Lire aussi : À poil, la bio ? Les inquiétudes de la filière. Analyse de Laurent Pahpy

Obtenues à partir de soja, d’avoine, d’amande ou de noix de cajou, ces boissons végétales ont en effet le vent en poupe. Selon le magazine The Economist, elles représenteraient 15 % de toutes les ventes de lait aux États- Unis. « Qu’on le veuille ou non, les laits végétaux sont une tendance lourde », note Megan Minnick, directrice des achats de la coopérative Willy Street. Or, le développement de ce secteur attire en priorité des consommateurs écolos, très réceptifs aux arguments de vente sur la santé et l’environnement, qui étaient préalablement acheteurs de lait bio.

C’est le cas outre-Atlantique, mais aussi en Europe. Ainsi, selon le cabinet d’études de marchés Euromonitor International, entre 2020 et 2025, le marché des alternatives au lait devrait connaître un taux de croissance de l’ordre de 6,3% par an, tandis qu’une étude de Market and Markets estime que le marché des substituts laitiers pourrait atteindre à l’échelle mondiale 39 milliards de dollars à l’horizon 2025. En Europe, selon Danone, ce marché est tiré par le Royaume-Uni et l’Allemagne, avec aussi une forte demande enregistrée en Espagne, Belgique et aux Pays-Bas. Le groupe suisse indique une croissance de 24 % en Europe pour les boissons végétales, sur l’année 2020.

Le cas particulier de la France

Paradoxalement, l’expansion de la vente de ces produits en France semble encore très raisonnable. Après avoir doublé en volume entre 2015 et 2018, elle serait même en recul en 2020 avec moins 3,7% de volumes achetés. « C’est un marché jeune qui a encore besoin d’être soutenu, et qui l’a moins été l’an passé qu’en 2017 et 2018 », décrypte Laure Mahé, directrice France d’Alpro, une filière du groupe Danone. Elle poursuit : « Si le soja continue de décroître, des ingrédients davantage associés au plaisir, comme l’amande ou l’avoine, ont relancé très fortement le marché pendant le confinement et par la suite, avec des croissances à deux chiffres. »
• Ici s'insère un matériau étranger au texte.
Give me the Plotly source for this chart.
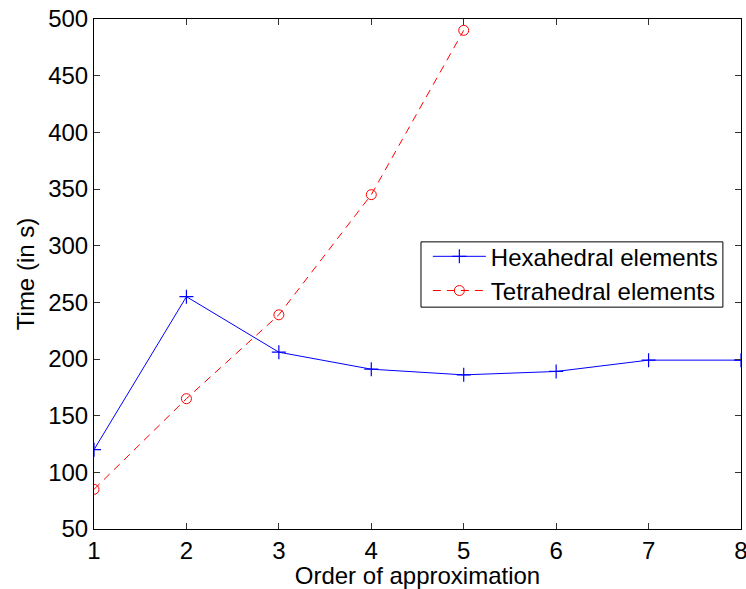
import plotly.graph_objects as go

hex_x = [1, 2, 3, 4, 5, 6, 7, 8]
hex_y = [120, 255, 206, 191, 186, 189, 199, 199]
tet_x = [1, 2, 3, 4, 5]
tet_y = [85, 165, 239, 345, 490]
x_ticks = [1, 2, 3, 4, 5, 6, 7, 8]
y_ticks = [50, 100, 150, 200, 250, 300, 350, 400, 450, 500]

font = "Liberation Sans, Arial, Helvetica, sans-serif"
FS = 24

fig = go.Figure()
fig.add_trace(go.Scatter(
    x=hex_x, y=hex_y, mode="lines+markers", name="Hexahedral elements",
    line=dict(color="#0000ff", width=1),
    marker=dict(symbol="cross-thin", size=10, color="#0000ff",
                line=dict(color="#0000ff", width=1.2)),
))
fig.add_trace(go.Scatter(
    x=tet_x, y=tet_y, mode="lines+markers", name="Tetrahedral elements",
    line=dict(color="#ff0000", width=1, dash="8px,6px"),
    marker=dict(symbol="circle-open", size=10, color="#ff0000",
                line=dict(color="#ff0000", width=1)),
))

axis_common = dict(
    showline=True, linecolor="black", linewidth=1, mirror="ticks",
    ticks="inside", ticklen=6, tickcolor="#333", showgrid=False, zeroline=False,
    tickfont=dict(family=font, size=FS, color="black"),
    ticklabeloverflow="allow", automargin=False,
)
fig.update_xaxes(range=[1, 8], tickvals=x_ticks,
                 title=dict(text="Order of approximation", font=dict(family=font, size=FS, color="black"), standoff=2),
                 **axis_common)
fig.update_yaxes(range=[50, 500], tickvals=y_ticks,
                 title=dict(text="Time (in s)", font=dict(family=font, size=FS, color="black"), standoff=6),
                 **axis_common)

# legend frame (MATLAB-style tight box)
fig.add_shape(type="rect", xref="paper", yref="paper",
              x0=0.5054, x1=0.972, y0=0.435, y1=0.563,
              line=dict(color="black", width=1), fillcolor="white", layer="below")

fig.update_layout(
    width=746, height=589,
    margin=dict(l=94, r=5, t=19, b=60),
    plot_bgcolor="white", paper_bgcolor="white",
    font=dict(family=font, size=FS, color="black"),
    showlegend=True,
    legend=dict(x=0.516, y=0.578, xanchor="left", yanchor="top",
                borderwidth=0, bgcolor="rgba(0,0,0,0)",
                font=dict(family=font, size=FS, color="black"),
                tracegroupgap=0, itemwidth=53),
)

fig.write_html("out.html")
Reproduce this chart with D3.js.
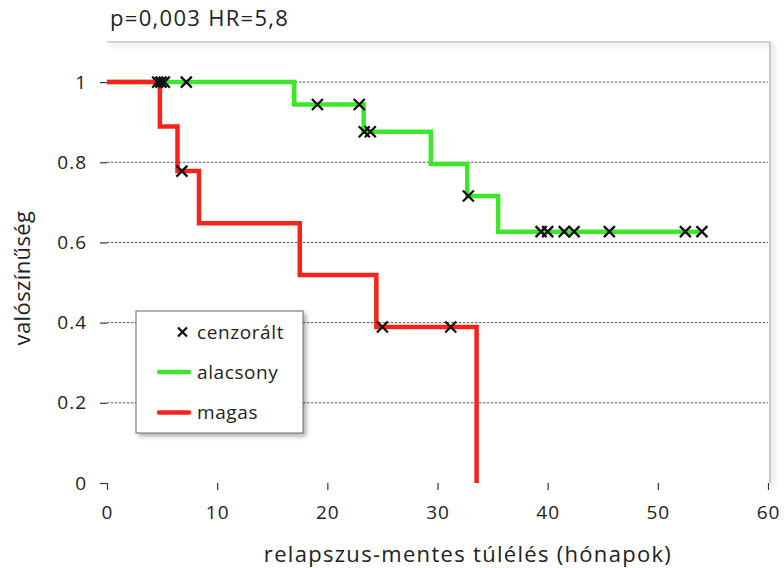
<!DOCTYPE html>
<html><head><meta charset="utf-8">
<script src="https://cdn.jsdelivr.net/npm/d3@7"></script>
<style>body{margin:0;background:#fff}svg{display:block}text{font-family:"Open Sans",sans-serif;fill:#222}</style>
</head><body>
<script>
const xTicks = [0, 10, 20, 30, 40, 50, 60];
const yTicks = [0, 0.2, 0.4, 0.6, 0.8, 1];
const gridValues = [0.2, 0.4, 0.6, 0.8, 1];

const greenTimes = [0, 17.0, 23.3, 29.4, 32.7, 35.5];
const greenSurv  = [1, 0.944, 0.876, 0.796, 0.716, 0.627];
const greenEnd = 54.0;
const greenCensor = [4.6, 4.9, 5.2, 7.2, 19.1, 22.9, 23.35, 23.9, 32.8, 39.4, 40.0, 41.5, 42.4, 45.6, 52.5, 54.0];

const redTimes = [0, 4.8, 6.4, 8.35, 17.5, 24.45, 33.55];
const redSurv  = [1, 0.889, 0.778, 0.648, 0.519, 0.389, 0];
const redCensor = [6.8, 25.0, 31.2];

const legendLabels = ["cenzorált", "alacsony", "magas"];
const title = "p=0,003 HR=5,8";
const xLabel = "relapszus-mentes túlélés (hónapok)";
const yLabel = "valószínűség";

const W = 784, H = 568;
const M = {l: 107, r: 768, t: 42, b: 483};
const GREEN = "#3ce62a", RED = "#f5231b";

const svg = d3.select("body").append("svg").attr("width", W).attr("height", H);
const defs = svg.append("defs");
const f = defs.append("filter").attr("id", "sh").attr("x", "-10%").attr("y", "-10%").attr("width", "130%").attr("height", "130%");
f.append("feDropShadow").attr("dx", 3).attr("dy", 3).attr("stdDeviation", 2).attr("flood-color", "#000").attr("flood-opacity", 0.3);

const x = d3.scaleLinear().domain([0, 60]).range([M.l, M.r]);
const y = d3.scaleLinear().domain([0, 1.1]).range([M.b, M.t]);

// frame (top & right) with shadow
svg.append("path")
  .attr("d", `M${M.l},${M.t}H${M.r+2}V${M.b}`)
  .attr("fill", "none").attr("stroke", "#aaa").attr("stroke-width", 1.2)
  .attr("filter", "url(#sh)");

// grid
svg.append("g").selectAll("line").data(gridValues).join("line")
  .attr("x1", M.l).attr("x2", M.r)
  .attr("y1", d => y(d)).attr("y2", d => y(d))
  .attr("stroke", "#555").attr("stroke-width", 1).attr("stroke-dasharray", "2.5,1.5");

// axes
const xAxis = svg.append("g").attr("transform", `translate(0,${M.b})`)
  .call(d3.axisBottom(x).tickValues(xTicks).tickSize(7).tickPadding(16).tickSizeOuter(0));
const yAxis = svg.append("g").attr("transform", `translate(${M.l},0)`)
  .call(d3.axisLeft(y).tickValues(yTicks).tickSize(7).tickPadding(13).tickSizeOuter(0)
    .tickFormat(d => d === 0 ? "0" : d === 1 ? "1" : d3.format(".1f")(d)));
[xAxis, yAxis].forEach(a => {
  a.select(".domain").attr("stroke", "#333").attr("stroke-width", 1.5).attr("filter", "url(#sh)");
  a.selectAll(".tick line").attr("stroke", "#333").attr("stroke-width", 1.2);
  a.selectAll(".tick text").style("font-size", "19px").style("fill", "#222")
    .style("font-family", '"Open Sans",sans-serif').style("letter-spacing", "1px");
});
yAxis.select(".domain").attr("d", `M0,${M.t}V${M.b}`);
xAxis.select(".domain").attr("d", `M${M.l},0H${M.r+2}`);

// curves
function stepPoints(times, surv, end) {
  const pts = times.map((t, i) => [t, surv[i]]);
  pts.push([end, surv[surv.length - 1]]);
  return pts;
}
function survAt(times, surv, t) {
  let s = surv[0];
  for (let i = 0; i < times.length; i++) if (t >= times[i]) s = surv[i];
  return s;
}
const line = d3.line().x(d => x(d[0])).y(d => y(d[1])).curve(d3.curveStepAfter);

svg.append("path").datum(stepPoints(greenTimes, greenSurv, greenEnd))
  .attr("d", line).attr("fill", "none").attr("stroke", GREEN).attr("stroke-width", 4.5);

const redPts = redTimes.map((t, i) => [t, redSurv[i]]);
svg.append("path").datum(redPts)
  .attr("d", line).attr("fill", "none").attr("stroke", RED).attr("stroke-width", 4.5);

// censor marks
function cross(g, cx, cy, s) {
  g.append("path").attr("d", `M${cx-s},${cy-s}L${cx+s},${cy+s}M${cx-s},${cy+s}L${cx+s},${cy-s}`)
    .attr("stroke", "#111").attr("stroke-width", 2.3).attr("fill", "none");
}
const cg = svg.append("g");
greenCensor.forEach(t => cross(cg, x(t), y(survAt(greenTimes, greenSurv, t)), 5.5));
redCensor.forEach(t => cross(cg, x(t), y(survAt(redTimes, redSurv, t)), 5.5));

// legend
const lg = svg.append("g");
lg.append("rect").attr("x", 136).attr("y", 311).attr("width", 167).attr("height", 122)
  .attr("fill", "#fff").attr("stroke", "#666").attr("stroke-width", 1).attr("filter", "url(#sh)");
cross(lg, 182.5, 332, 4.5);
lg.append("line").attr("x1", 159).attr("x2", 189).attr("y1", 372).attr("y2", 372).attr("stroke", GREEN).attr("stroke-width", 4.5).attr("stroke-linecap", "round");
lg.append("line").attr("x1", 159).attr("x2", 189).attr("y1", 412.5).attr("y2", 412.5).attr("stroke", RED).attr("stroke-width", 4.5).attr("stroke-linecap", "round");
[332, 372, 412.5].forEach((yy, i) => {
  lg.append("text").attr("x", 197).attr("y", yy).attr("dy", "0.35em")
    .style("font-size", "19px").style("letter-spacing", "0.6px").text(legendLabels[i]);
});

// title and labels
svg.append("text").attr("x", 110).attr("y", 26).style("font-size", "22px").style("letter-spacing", "1.3px").text(title);
svg.append("text").attr("x", 468).attr("y", 562).attr("text-anchor", "middle")
  .style("font-size", "22px").style("letter-spacing", "1.3px").text(xLabel);
svg.append("text").attr("transform", "translate(30,278) rotate(-90)").attr("text-anchor", "middle")
  .style("font-size", "22px").style("letter-spacing", "0.4px").text(yLabel);
</script>
</body></html>
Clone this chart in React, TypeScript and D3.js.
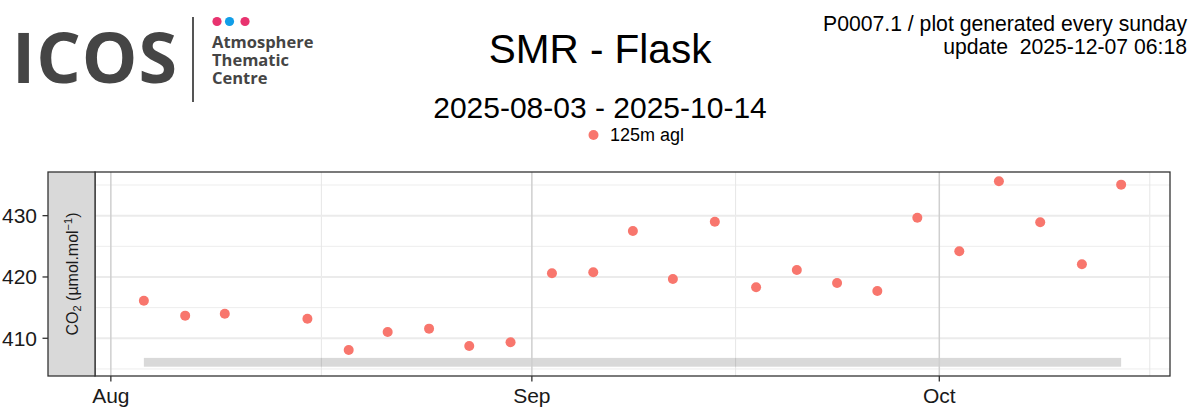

Après trente années de soutien aux agriculteurs bio, les consommateurs font marche arrière. Ils délaissent le lait bio au profit de boissons dérivées de plantes

Misant de façon évidente sur les substituts des produits laitiers, Nestlé a pour sa part inauguré en septembre 2020 un incubateur de start-up avec l’objectif affiché de stimuler l’innovation sur ce segment que le groupe considère comme « très porteur ». De son côté, Sodiaal s’est également invité aux rayons des jus végétaux en proposant, depuis juillet 2020, des boissons aux saveurs d’amande pralinée ou de noisette grillée.